Mechanistic insights into the solvent assisted thermal regeneration of spent graphite and its upcycling into dual graphite batteries

Abstract

Industrial focus on lithium-ion battery (LIB) recycling is mainly limited to revenue-generating cathode materials, while the graphite anode is often overlooked as its deficit is not alarming yet. Herein, a sequential segregation method is applied to recover and reprocess trapped Li inside the anode as synthetic-grade Li₂CO₃, whereas the extracted graphite is treated by a solvent assisted thermal method to prepare for second-life applications.
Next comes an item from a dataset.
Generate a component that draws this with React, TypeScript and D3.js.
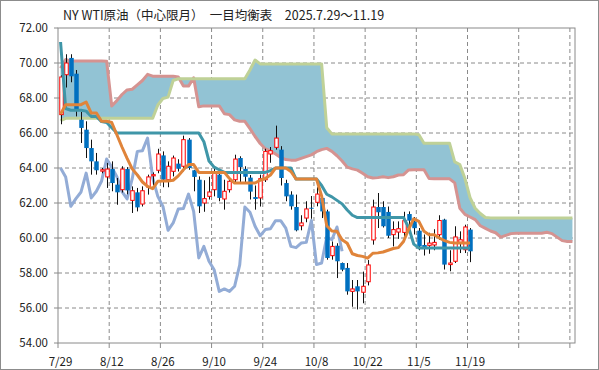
import React from "react"
import * as d3 from "d3"

// trading days 7/29 .. 11/19
const dates = [
  "7/29","7/30","7/31","8/1","8/4","8/5","8/6","8/7","8/8","8/11",
  "8/12","8/13","8/14","8/15","8/18","8/19","8/20","8/21","8/22","8/25",
  "8/26","8/27","8/28","8/29","9/2","9/3","9/4","9/5","9/8","9/9",
  "9/10","9/11","9/12","9/15","9/16","9/17","9/18","9/19","9/22","9/23",
  "9/24","9/25","9/26","9/29","9/30","10/1","10/2","10/3","10/6","10/7",
  "10/8","10/9","10/10","10/13","10/14","10/15","10/16","10/17","10/20","10/21",
  "10/22","10/23","10/24","10/27","10/28","10/29","10/30","10/31","11/3","11/4",
  "11/5","11/6","11/7","11/10","11/11","11/12","11/13","11/14","11/17","11/18",
  "11/19"
]
const tickLabels = ["7/29","8/12","8/26","9/10","9/24","10/8","10/22","11/5","11/19","",""]
const yTicks = [54, 56, 58, 60, 62, 64, 66, 68, 70, 72]

const open = [
  67.05, 69.33, 70.29, 69.39, 66.76, 66.19, 65.14, 64.38, 63.82, 63.49,
  63.94, 63.05, 62.76, 63.94, 62.15, 62.61, 61.94, 62.91, 63.55, 63.87,
  64.72, 63.33, 63.81, 64.25, 64.10, 65.62, 63.87, 63.33, 62.00, 62.38,
  62.76, 63.62, 62.23, 62.76, 63.33, 64.57, 63.95, 63.45, 62.34, 62.29,
  63.33, 64.80, 65.18, 65.05, 63.14, 62.48, 61.77, 60.70, 61.14, 61.73,
  62.04, 62.29, 61.52, 58.99, 59.56, 58.57, 58.29, 56.95, 57.24, 56.90,
  57.50, 59.89, 61.77, 61.77, 61.49, 60.19, 60.34, 60.32, 61.37, 60.95,
  60.42, 59.60, 59.58, 59.60, 60.19, 61.05, 58.48, 58.67, 59.75, 59.33,
  60.48
]
const high = [
  69.3, 70.5, 70.5, 69.6, 67.2, 66.67, 65.62, 64.86, 64.0, 64.29,
  64.38, 63.43, 64.1, 64.05, 62.95, 62.86, 62.95, 63.62, 63.75, 65.1,
  64.95, 64.38, 64.71, 64.5, 65.85, 65.71, 63.9, 63.52, 63.3, 63.5,
  64.1, 63.9, 63.33, 63.43, 64.76, 64.67, 64.1, 63.6, 63.0, 63.62,
  65.1, 65.2, 66.42, 65.25, 63.33, 62.67, 62.48, 61.3, 62.1, 62.4,
  62.9, 62.38, 61.62, 59.8, 59.7, 58.6, 58.57, 57.6, 57.6, 58.08,
  58.74, 62.19, 62.57, 62.1, 61.8, 60.95, 60.95, 61.5, 61.52, 61.2,
  60.57, 60.2, 60.3, 60.5, 61.3, 61.1, 59.3, 60.67, 60.38, 60.76,
  60.57
]
const low = [
  66.5, 68.6, 68.9, 66.95, 65.43, 64.57, 63.62, 63.62, 63.7, 62.86,
  62.67, 61.9, 62.6, 62.5, 61.43, 61.52, 61.8, 62.48, 63.0, 63.7,
  62.9, 62.9, 63.52, 63.8, 63.81, 63.9, 62.67, 61.43, 61.5, 62.2,
  62.38, 62.1, 61.62, 62.6, 63.14, 63.14, 63.1, 62.2, 61.62, 61.8,
  63.2, 64.3, 65.05, 63.0, 62.1, 61.62, 60.38, 60.44, 60.9, 61.1,
  61.81, 61.14, 58.76, 58.76, 57.71, 58.1, 56.76, 56.07, 55.92, 56.27,
  57.29, 59.62, 60.57, 60.6, 60.0, 59.52, 59.95, 59.95, 60.5, 60.2,
  59.3, 59.0, 59.1, 59.3, 59.9, 58.2, 58.1, 58.57, 59.14, 59.14,
  58.62
]
const close = [
  69.20, 70.00, 69.24, 67.30, 66.29, 65.14, 64.38, 63.87, 63.90, 63.94,
  63.14, 62.61, 63.94, 62.72, 62.70, 61.75, 62.70, 63.49, 63.62, 64.80,
  63.33, 64.10, 64.57, 63.96, 65.62, 64.00, 63.49, 61.81, 62.25, 62.63,
  63.71, 62.29, 62.67, 63.24, 64.51, 64.05, 63.50, 62.65, 62.23, 63.39,
  64.95, 64.99, 65.71, 63.43, 62.38, 61.81, 60.44, 60.86, 61.66, 61.68,
  62.51, 61.52, 58.86, 59.52, 58.67, 58.19, 56.95, 57.09, 56.95, 57.24,
  58.46, 61.77, 61.47, 60.67, 60.13, 60.48, 60.53, 60.99, 60.99, 60.56,
  59.52, 59.45, 59.71, 59.75, 61.00, 58.48, 58.57, 60.06, 59.90, 60.63,
  59.24
]

// 転換線
const tenkan = [
  67.09, 67.62, 67.62, 67.62, 67.62, 67.77, 67.14, 67.14, 66.67, 66.67,
  66.6, 65.9, 65.2, 64.55, 63.95, 63.6, 63.2, 62.95, 62.82, 63.24,
  63.26, 63.26, 63.3, 63.55, 63.9, 64.2, 64.2, 63.75, 63.75, 63.75,
  63.75, 63.75, 63.75, 63.4, 63.14, 63.14, 63.14, 63.14, 63.14, 63.3,
  63.4, 63.6, 64.0, 64.0, 64.0, 63.8, 63.37, 63.37, 63.37, 63.37,
  63.37, 62.4, 60.7, 60.4, 60.38, 59.9, 59.7, 59.1, 59.0, 58.95,
  58.85, 59.13, 59.15, 59.2, 59.3, 59.4, 59.45, 59.8, 60.5, 61.1,
  60.95, 60.38, 60.19, 60.19, 60.0, 59.85, 59.75, 59.71, 59.71, 59.71,
  59.71
]
// 基準線
const kijun = [
  71.2, 67.4, 67.3, 67.3, 67.3, 67.25, 66.95, 66.95, 66.65, 66.6,
  66.3, 66.0, 66.0, 66.0, 66.0, 66.0, 66.0, 66.0, 66.0, 66.0,
  66.0, 66.0, 66.0, 66.0, 66.0, 66.0, 66.0, 66.0, 65.5, 64.4,
  64.05, 63.9, 63.75, 63.75, 63.75, 63.75, 63.75, 63.75, 63.75, 63.75,
  63.75, 63.85, 64.0, 64.0, 64.0, 64.0, 63.37, 63.37, 63.37, 63.37,
  63.37, 63.0, 62.5, 62.35, 62.15, 61.95, 61.6, 61.3, 61.17, 61.17,
  61.17, 61.17, 61.17, 61.17, 61.17, 61.17, 61.17, 61.17, 60.6, 59.65,
  59.43, 59.43, 59.43, 59.43, 59.43, 59.43, 59.43, 59.43, 59.43, 59.43,
  59.43
]
// 先行スパン1
const senkouA = [
  69.7, 70.2, 70.11, 70.11, 70.11, 70.11, 70.11, 70.11, 70.11, 70.1,
  67.54, 67.85, 68.2, 68.46, 68.5, 68.75, 69.0, 69.35, 69.25, 69.25,
  69.25, 69.25, 69.25, 69.2, 68.68, 68.68, 69.15, 67.5, 67.55, 67.55,
  67.55, 67.55, 67.1, 67.05, 66.75, 66.67, 66.67, 66.25, 65.8, 65.4,
  65.1, 64.98, 64.8, 64.6, 64.48, 64.45, 64.45, 64.55, 64.65, 64.75,
  64.93, 65.05, 65.12, 64.95, 64.7, 64.4, 64.05, 63.95, 63.88, 63.7,
  63.5, 63.43, 63.45, 63.5, 63.45, 63.5, 63.6, 63.62, 63.89, 63.9,
  63.9, 63.9, 63.4, 63.38, 63.38, 63.38, 63.38, 63.15, 61.7, 61.35,
  61.2, 61.05, 60.7, 60.55, 60.4, 60.3, 60.05, 60.15, 60.25, 60.27,
  60.27, 60.27, 60.27, 60.27, 60.27, 60.33, 60.25, 60.05, 59.85, 59.8,
  59.8
]
// 先行スパン2
const senkouB = [
  66.7, 66.84, 66.84, 66.84, 66.84, 66.84, 66.84, 66.84, 66.84, 66.84,
  66.84, 66.84, 66.84, 66.84, 66.84, 66.84, 66.84, 66.84, 66.84, 67.6,
  67.97, 68.05, 69.0, 69.1, 69.1, 69.1, 69.1, 69.1, 69.1, 69.1,
  69.1, 69.1, 69.1, 69.1, 69.1, 69.1, 69.1, 69.6, 70.17, 69.95,
  69.95, 69.95, 69.95, 69.95, 69.95, 69.95, 69.95, 69.95, 69.95, 69.95,
  69.95, 69.95, 66.3, 65.95, 65.95, 65.95, 65.95, 65.95, 65.95, 65.95,
  65.95, 65.95, 65.95, 65.95, 65.95, 65.95, 65.95, 65.95, 65.95, 65.95,
  65.9, 65.41, 65.41, 65.41, 65.41, 65.41, 65.41, 64.35, 64.2, 63.4,
  62.3, 61.7, 61.4, 61.17, 61.15, 61.15, 61.15, 61.15, 61.15, 61.15,
  61.15, 61.15, 61.15, 61.15, 61.15, 61.15, 61.15, 61.15, 61.15, 61.15,
  61.15
]
// 遅行スパン (close shifted back 25 days)
const chikou = close.slice(25)

const W = 599
const H = 370
const plot = { left: 58, right: 575, top: 28, bottom: 343 }
const slots = d3.range(senkouA.length)

export default function App() {
  const x = d3.scaleBand<number>().domain(slots).range([plot.left, plot.right])
  const bw = x.bandwidth()
  const cx = (i: number) => (x(i) as number) + bw / 2
  const y = d3.scaleLinear().domain([54, 72]).range([plot.bottom, plot.top])

  const lineOf = (vals: number[]) =>
    d3.line<number>().x((_, i) => cx(i)).y((v) => y(v))(vals) || ""

  const cloud = d3.area<number>()
    .x((i) => cx(i))
    .y0((i) => y(senkouB[i]))
    .y1((i) => y(senkouA[i]))(slots) || ""

  const xTickIdx = d3.range(0, 101, 10)
  const font = "'Noto Sans CJK JP', 'Noto Sans', sans-serif"
  const bodyW = bw * 0.68

  return (
    <>
      <style>{`body{margin:0}`}</style>
      <svg width={W} height={H} style={{ display: "block" }} fontFamily={font}>
        <rect x={0.5} y={0.5} width={W - 1} height={H - 1} fill="white" stroke="#8c8c8c" />
        <text x={63} y={20} fontSize={12.5} fill="#222">
          NY WTI原油（中心限月）　一目均衡表　2025.7.29〜11.19
        </text>

        {/* grid */}
        {yTicks.filter((t) => t > 54 && t < 72).map((t) => (
          <line key={"gy" + t} x1={plot.left} x2={plot.right} y1={y(t)} y2={y(t)}
            stroke="#8a8a8a" strokeDasharray="4,3" />
        ))}
        {xTickIdx.filter((i) => i > 0).map((i) => (
          <line key={"gx" + i} x1={x(i)} x2={x(i)} y1={plot.top} y2={plot.bottom}
            stroke="#8a8a8a" strokeDasharray="4,3" />
        ))}

        {/* cloud */}
        <path d={cloud} fill="#92c3d4" />
        <path d={lineOf(senkouA)} fill="none" stroke="#d59391" strokeWidth={3} strokeLinejoin="round" />
        <path d={lineOf(senkouB)} fill="none" stroke="#bfd197" strokeWidth={3} strokeLinejoin="round" />
        <path d={lineOf(chikou)} fill="none" stroke="#93acd6" strokeWidth={3} strokeLinejoin="round" />

        {/* candles */}
        {close.map((c, i) => {
          const o = open[i]
          const up = c >= o
          const top = y(Math.max(o, c))
          const h = Math.max(1, y(Math.min(o, c)) - top)
          const xc = Math.round(cx(i)) + 0.5
          return (
            <g key={"c" + i}>
              <line x1={xc} x2={xc} y1={y(high[i])} y2={y(low[i])} stroke="#111" strokeWidth={1} />
              {up ? (
                <rect x={xc - bodyW / 2} y={top} width={bodyW} height={h}
                  fill="white" stroke="#ff0000" strokeWidth={1} />
              ) : (
                <rect x={xc - bodyW / 2 - 0.5} y={top} width={bodyW + 1} height={h} fill="#0070c0" />
              )}
            </g>
          )
        })}

        <path d={lineOf(kijun)} fill="none" stroke="#3f96a8" strokeWidth={3} strokeLinejoin="round" />
        <path d={lineOf(tenkan)} fill="none" stroke="#e0843a" strokeWidth={3} strokeLinejoin="round" />

        {/* frame */}
        <rect x={plot.left} y={plot.top} width={plot.right - plot.left} height={plot.bottom - plot.top}
          fill="none" stroke="#8a8a8a" />

        {/* y axis */}
        {yTicks.map((t) => (
          <g key={"yt" + t}>
            <line x1={plot.left - 4} x2={plot.left} y1={y(t)} y2={y(t)} stroke="#8a8a8a" />
            <text x={48} y={y(t) + 4} fontSize={11.5} textAnchor="end" fill="#222">
              {t.toFixed(2)}
            </text>
          </g>
        ))}

        {/* x axis */}
        {xTickIdx.map((i, k) => (
          <g key={"xt" + i}>
            <line x1={x(i)} x2={x(i)} y1={plot.bottom} y2={plot.bottom + 5} stroke="#8a8a8a" />
            {tickLabels[k] ? (
              <text x={cx(i)} y={366} fontSize={11.5} textAnchor="middle" fill="#222">
                {tickLabels[k] === dates[i] ? dates[i] : tickLabels[k]}
              </text>
            ) : null}
          </g>
        ))}
      </svg>
    </>
  )
}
The mechanisms behind the evolution of structural properties and surface chemistries during the typical steps of solvent assisted thermal treatment using three chemically dissimilar solvents, i.e., H₂O, DMC, and HCl are elucidated. Utilizing H₂O as a solvent is the most benign option, but the electrochemistry obtained from H₂O-treated graphite is not up to the mark. Organic solvent DMC tunes the interfacial chemistry in such a way that it benefits second-life electrochemistry. Inorganic acid HCl produces the highest carbon purity with an almost impurity-free surface, making it suitable for non-electrochemical applications too. The electrochemical superiority of DMC-treated graphite is maneuvered to fabricate a dual-graphite full cell that functions on a scissor-cutting ion-storage mechanism, yielding 4.5 V vs. Li⁺/Li output voltage and 90.3 W h kg_cell⁻¹ of energy density at 91% efficiency and retaining 77% energy over 500 cycles.